European Commission asks Parliament to investigate Catalan pro-independence supporters’ connections to Russia
The Vice-President of the European Commission, Margaritis Schinas, said Tuesday that the European Parliament should investigate the links of Catalan independence with the Kremlin, after pointing out the growing Russian interference to destabilise European democracy.
“It is the duty of this House to investigate who did what, under what conditions to play Moscow’s game,” he said during a debate in the European Parliament on Russian interference in democratic processes in Europe, accompanied by a resolution to be voted on Thursday.
Mr Schinas made specific mention of Catalan secessionist ties with Russian officials, echoing reports of “close and regular contacts”, including visits by officials between 2017 and 2020.
In this way, the Greek commissioner has pointed to the case of the former president of the Generalitat, Carles Puigdemont, after the extension of the investigation of the court case that suggests that his entourage established links with Russian ex-diplomats in the context of the independence struggle in 2017.
The EU Vice-President added this case to that of Latvian MEP Tatjana Zdanoka, who is accused of collaborating for two decades with the Russian Federal Security Service (FSB). This case has been the subject of debate in Strasbourg following revelations in a journalistic investigation that she worked for Russian intelligence.
During the debate Zdanoka herself took the floor and rejected the accusations, saying she was “an agent for peace, against fascism and for a united Europe”.
Several Spanish MEPs also took the floor in Strasbourg, mentioning the alleged links between Catalan separatism and Russia, and attacking the government of Pedro Sánchez for wanting to grant amnesty for these possible crimes of Moscow’s interference in Europe.

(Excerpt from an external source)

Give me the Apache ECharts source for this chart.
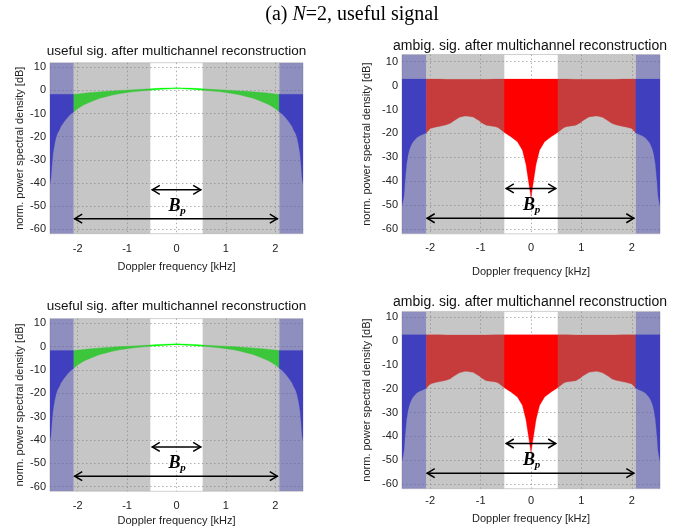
<!DOCTYPE html>
<html>
<head>
<meta charset="utf-8">
<script src="https://cdn.jsdelivr.net/npm/echarts@6/dist/echarts.min.js"></script>
<style>
  html, body { margin: 0; padding: 0; background: #fff; }
  #chart { width: 694px; height: 532px; }
</style>
</head>
<body>
<div id="chart"></div>
<script>
// Doppler frequency samples [kHz]
const freq = [-2.56,-2.54,-2.52,-2.50,-2.47,-2.44,-2.41,-2.37,-2.34,-2.27,-2.21,-2.14,-2.08,-2.00,-1.88,-1.80,-1.68,-1.60,-1.55,-1.42,-1.33,-1.29,-1.15,-1.02,-0.99,-0.89,-0.70,-0.65,-0.53,-0.40,-0.27,-0.17,-0.10,-0.05,-0.02,0,
              0.02,0.05,0.10,0.17,0.27,0.40,0.53,0.65,0.70,0.89,0.99,1.02,1.15,1.29,1.33,1.42,1.55,1.60,1.68,1.80,1.88,2.00,2.08,2.14,2.21,2.27,2.34,2.37,2.41,2.44,2.47,2.50,2.52,2.54,2.56];

// useful signal: upper and lower envelope of the reconstructed spectrum [dB]
const usefulUpper = [-1.7,-1.7,-1.7,-1.7,-1.7,-1.7,-1.7,-1.7,-1.7,-1.7,-1.7,-1.7,-1.7,-1.5,-1.2,-1.0,-0.8,-0.7,-0.6,-0.4,-0.3,-0.2,0.0,0.1,0.2,0.3,0.5,0.6,0.7,0.9,1.0,1.1,1.1,1.2,1.2,1.2,
                     1.2,1.2,1.1,1.1,1.0,0.9,0.7,0.6,0.5,0.3,0.2,0.1,0.0,-0.2,-0.3,-0.4,-0.6,-0.7,-0.8,-1.0,-1.2,-1.5,-1.7,-1.7,-1.7,-1.7,-1.7,-1.7,-1.7,-1.7,-1.7,-1.7,-1.7,-1.7,-1.7];
const usefulLower = [-40,-38,-32,-27.5,-23.5,-20.6,-18.6,-17.1,-15.6,-13.4,-11.8,-10.2,-9.3,-7.9,-6.3,-5.5,-4.5,-3.8,-3.4,-2.7,-2.2,-2.0,-1.4,-1.0,-0.9,-0.6,-0.2,-0.1,0.1,0.3,0.5,0.6,0.7,0.7,0.7,0.7,
                     0.7,0.7,0.7,0.6,0.5,0.3,0.1,-0.1,-0.2,-0.6,-0.9,-1.0,-1.4,-2.0,-2.2,-2.7,-3.4,-3.8,-4.5,-5.5,-6.3,-7.9,-9.3,-10.2,-11.8,-13.4,-15.6,-17.1,-18.6,-20.6,-23.5,-27.5,-32,-38,-40];

// ambiguous signal: upper and lower envelope [dB]
const ambigUpper = [2.7,2.7,2.7,2.7,2.7,2.7,2.7,2.7,2.7,2.7,2.7,2.7,2.7,2.7,2.7,2.7,2.6,2.6,2.6,2.6,2.6,2.6,2.6,2.6,2.6,2.6,2.7,2.7,2.7,2.7,2.7,2.7,2.7,2.7,2.7,2.7,
                    2.7,2.7,2.7,2.7,2.7,2.7,2.7,2.7,2.7,2.6,2.6,2.6,2.6,2.6,2.6,2.6,2.6,2.6,2.6,2.7,2.7,2.7,2.7,2.7,2.7,2.7,2.7,2.7,2.7,2.7,2.7,2.7,2.7,2.7,2.7];
const ambigLower = [-50,-48.5,-46,-40,-33,-29,-26.5,-24.5,-23.5,-21.8,-21.0,-20.4,-19.8,-18.0,-17.3,-17.0,-16.4,-15.8,-15.0,-13.3,-12.8,-12.7,-13.1,-14.8,-15.4,-16.6,-17.2,-17.6,-19.6,-21.4,-23.5,-27,-33,-40,-44,-47,
                    -44,-40,-33,-27,-23.5,-21.4,-19.6,-17.6,-17.2,-16.6,-15.4,-14.8,-13.1,-12.7,-12.8,-13.3,-15.0,-15.8,-16.4,-17.0,-17.3,-18.0,-19.8,-20.4,-21.0,-21.8,-23.5,-24.5,-26.5,-29,-33,-40,-46,-48.5,-50];

// axis ticks
const xTicks = [-2, -1, 0, 1, 2];
const yTicks = [-60, -50, -40, -30, -20, -10, 0, 10];

// spectral regions covered by shading: [from, to] kHz and kind
const shadeBands = [[-2.56, -2.08], [-2.08, -0.53], [0.53, 2.08], [2.08, 2.56]];
const shadeKinds = ['outer', 'partial', 'partial', 'outer'];

// fill regions: outside / inside the processed band
const fillZones = [[-2.56, -2.08], [-2.08, 2.08], [2.08, 2.56]];
const fillKinds = ['outer', 'inner', 'outer'];

// bandwidth arrows: [from kHz, to kHz, level dB]
const arrows = [[-0.5, 0.5, -43], [-2.07, 2.05, -55.5]];
// B_p label position [kHz, dB]
const bpLabel = [[0, -50]];

const Y_MIN = -62;
const X_MIN = -2.56, X_MAX = 2.56;
const SANS = '"Liberation Sans", Arial, sans-serif';
const SERIF = '"Liberation Serif", "Times New Roman", serif';

const panels = [
  { name: 'useful sig. after multichannel reconstruction', upper: usefulUpper, lower: usefulLower, innerColor: '#00ff00',
    grid: { left: 50, top: 62.7, width: 253, height: 171 }, yMax: 12, titleXY: [176.5, 51], titleSize: 13.5,
    xMargin: 10, xNameGap: 28, yNameGap: 25 },
  { name: 'ambig. sig. after multichannel reconstruction', upper: ambigUpper, lower: ambigLower, innerColor: '#ff0000',
    grid: { left: 402, top: 54.5, width: 258, height: 179.3 }, yMax: 13, titleXY: [530, 46], titleSize: 14,
    xMargin: 8.5, xNameGap: 32.5, yNameGap: 30 },
  { name: 'useful sig. after multichannel reconstruction', upper: usefulUpper, lower: usefulLower, innerColor: '#00ff00',
    grid: { left: 50, top: 318.6, width: 253, height: 172.7 }, yMax: 12, titleXY: [176.5, 306.7], titleSize: 13.5,
    xMargin: 8.7, xNameGap: 24.5, yNameGap: 25 },
  { name: 'ambig. sig. after multichannel reconstruction', upper: ambigUpper, lower: ambigLower, innerColor: '#ff0000',
    grid: { left: 402, top: 311.4, width: 258, height: 177.3 }, yMax: 12.5, titleXY: [530, 301.7], titleSize: 14,
    xMargin: 6.5, xNameGap: 25, yNameGap: 30 }
];

const gridLine = { show: true, lineStyle: { color: '#9a9a9a', width: 0.8, type: [1.5, 2.5] } };
const tickText = { fontFamily: SANS, fontSize: 11, color: '#222' };
const nameText = { fontFamily: SANS, fontSize: 11, color: '#222' };

function inZone(f, z) { return f >= z[0] - 1e-9 && f <= z[1] + 1e-9; }

function fillRenderer(p) {
  return function (params, api) {
    const zone = fillZones[params.dataIndex];
    const pts = [];
    for (let i = 0; i < freq.length; i++) if (inZone(freq[i], zone)) pts.push(api.coord([freq[i], p.upper[i]]));
    for (let i = freq.length - 1; i >= 0; i--) if (inZone(freq[i], zone)) pts.push(api.coord([freq[i], p.lower[i]]));
    const color = fillKinds[params.dataIndex] === 'outer' ? '#0000ff' : p.innerColor;
    return { type: 'polygon', shape: { points: pts }, style: { fill: color, stroke: color, lineWidth: 0.3 } };
  };
}

function shadeRenderer(params, api) {
  const b = shadeBands[params.dataIndex];
  const cs = params.coordSys;
  const x0 = api.coord([b[0], 0])[0];
  const x1 = api.coord([b[1], 0])[0];
  const fill = shadeKinds[params.dataIndex] === 'outer' ? 'rgba(93,93,162,0.69)' : 'rgba(130,130,130,0.46)';
  return { type: 'rect', shape: { x: x0, y: cs.y, width: x1 - x0, height: cs.height }, style: { fill: fill } };
}

function arrowRenderer(params, api) {
  const a = arrows[params.dataIndex];
  const p1 = api.coord([a[0], a[2]]);
  const p2 = api.coord([a[1], a[2]]);
  const hl = 8, hw = 4.5;
  const st = { stroke: '#000', lineWidth: 1.5, fill: null };
  return {
    type: 'group',
    children: [
      { type: 'line', shape: { x1: p1[0], y1: p1[1], x2: p2[0], y2: p2[1] }, style: st },
      { type: 'polyline', shape: { points: [[p1[0] + hl, p1[1] - hw], [p1[0] + 0.5, p1[1]], [p1[0] + hl, p1[1] + hw]] }, style: st },
      { type: 'polyline', shape: { points: [[p2[0] - hl, p2[1] - hw], [p2[0] - 0.5, p2[1]], [p2[0] - hl, p2[1] + hw]] }, style: st }
    ]
  };
}

function bpRenderer(params, api) {
  const c = api.coord(bpLabel[params.dataIndex]);
  return {
    type: 'group',
    children: [
      { type: 'text', x: c[0] - 2, y: c[1], style: { text: 'B', font: 'italic bold 18px ' + SERIF, fill: '#000', textAlign: 'center', textVerticalAlign: 'middle' } },
      { type: 'text', x: c[0] + 6.5, y: c[1] + 5, style: { text: 'p', font: 'italic bold 11px ' + SERIF, fill: '#000', textAlign: 'center', textVerticalAlign: 'middle' } }
    ]
  };
}

const grids = [], xAxes = [], yAxes = [], series = [], graphics = [];

graphics.push({
  type: 'text', x: 352, y: 15,
  style: {
    text: '{r|(a) }{i|N}{r|=2, useful signal}',
    rich: {
      r: { fontFamily: SERIF, fontSize: 20, fill: '#000' },
      i: { fontFamily: SERIF, fontSize: 20, fontStyle: 'italic', fill: '#000' }
    },
    textAlign: 'center', textVerticalAlign: 'middle'
  }
});

panels.forEach((p, k) => {
  grids.push(Object.assign({ show: true, backgroundColor: '#fff', borderColor: '#b0b0b0', borderWidth: 0.6 }, p.grid));
  xAxes.push({
    gridIndex: k, type: 'value', min: X_MIN, max: X_MAX,
    axisLine: { show: false },
    axisTick: { show: false, customValues: xTicks },
    axisLabel: Object.assign({ customValues: xTicks, margin: p.xMargin, formatter: v => String(v) }, tickText),
    splitLine: gridLine,
    name: 'Doppler frequency [kHz]', nameLocation: 'middle', nameGap: p.xNameGap, nameTextStyle: nameText
  });
  yAxes.push({
    gridIndex: k, type: 'value', min: Y_MIN, max: p.yMax,
    axisLine: { show: false },
    axisTick: { show: false, customValues: yTicks },
    axisLabel: Object.assign({ customValues: yTicks, margin: 4, formatter: v => String(v) }, tickText),
    splitLine: gridLine,
    name: 'norm. power spectral density [dB]', nameLocation: 'middle', nameGap: p.yNameGap, nameTextStyle: nameText
  });
  series.push({
    type: 'custom', xAxisIndex: k, yAxisIndex: k, z: 2, clip: true, silent: true,
    data: fillZones, encode: { x: [0, 1] },
    renderItem: fillRenderer(p)
  });
  series.push({
    type: 'custom', xAxisIndex: k, yAxisIndex: k, z: 3, clip: true, silent: true,
    data: shadeBands, encode: { x: [0, 1] },
    renderItem: shadeRenderer
  });
  series.push({
    type: 'custom', xAxisIndex: k, yAxisIndex: k, z: 4, silent: true,
    data: arrows, encode: { x: [0, 1], y: 2 },
    renderItem: arrowRenderer
  });
  series.push({
    type: 'custom', xAxisIndex: k, yAxisIndex: k, z: 4, silent: true,
    data: bpLabel, encode: { x: 0, y: 1 },
    renderItem: bpRenderer
  });
  graphics.push({
    type: 'text', x: p.titleXY[0], y: p.titleXY[1],
    style: { text: p.name, font: p.titleSize + 'px ' + SANS, fill: '#111', textAlign: 'center', textVerticalAlign: 'middle' }
  });
});

const chart = echarts.init(document.getElementById('chart'), null, { renderer: 'canvas' });
chart.setOption({
  animation: false,
  backgroundColor: '#fff',
  grid: grids,
  xAxis: xAxes,
  yAxis: yAxes,
  series: series,
  graphic: graphics
});
</script>
</body>
</html>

On the part of VOX, Hermann Tertsch, has stressed that it is coming to light that Putin participated in the “coup d’état” in Spain, in relation to the pro-independence process, regretting that now Puigdemont is “a protégé” of the head of government. “He needs him to stay in power illegally,” he said, asserting that the Catalan leader’s “impunity” shows Europe’s vulnerability.
In the case of Ciudadanos, whose representative Adrian Vázquez addressed Puigdemont, who was not in the room, to point out that the whole Russian plot of the procés will end up being known and “collaborating with the Russian regime from your seat will not be free”. At this point, he called on the European Socialists to support the resolution on Russian interference and “not to allow themselves to be pressured by the Socialist MEPs”.
Meanwhile, Maite Pagazaurtundúa singled out Sánchez for “engineering an amnesty law as a gigantic operation of impunity and contempt for judicial independence”, without taking into account the collaboration with Russian interference.
The PP spokeswoman, Dolors Montserrat, has charged directly against Sánchez’s government for promoting the amnesty and allowing the pro-independence movement to “slander and slander judges”.
“We have gone from Putin’s emissaries with Puigdemont in Spain to clandestine meetings with the fugitive outside the EU. The fugitive begins with the support of the Kremlin and ends up with the support of the government to demolish the foundations of democracy”, he criticised, demanding an in-depth investigation of the “Russosphere”, which he said is “public enemy number one in Europe”.
In response to the attacks on the Spanish government, Socialist MEP Juan Fernando López Aguilar has accused Spanish right-wing groups of having “diverted attention from an important issue” such as Russian disinformation practices in order to “malign” the Sánchez government.
Meanwhile, Junts MEP and former minister Antoni Comín has rejected all the accusations that he describes as “false” about Russian influence in Catalonia, pointing out that Catalan independence “is not anti-European”, “nor does it have ties with Russia”. In this sense, he responded that European democracy is eroded by the use of “defamation and lies” against political rivals and assured that the independence movement is facing judicial persecution.
In the resolution to be voted on by Parliament, the European People’s Party (EPP-ED) motion notes “extreme concern” about the relations between Catalan secessionism and the Kremlin, insisting that the interference in Catalonia is part of a wider strategy to destabilise Europe and calls on the competent authorities in Spain to “continue, intensify and rapidly conclude” the investigations into Russian interference linked to Catalonia.
For the Liberals, a group that includes Ciudadanos, the text calls for Puigdemont’s ties with the Kremlin to be brought before the Advisory Council of the European Parliament’s code of conduct and for Spain to “effectively” investigate the connections between MEPs and Moscow, calling for the application of legislation against illegal relations with third country governments.
The Liberals insist on the “seriousness” of the links between Russia and Catalan secessionist parties and stress that “close and regular” contacts of Russian officials with pro-independence representatives are part of the Kremlin’s strategy to manipulate and destabilise Europe.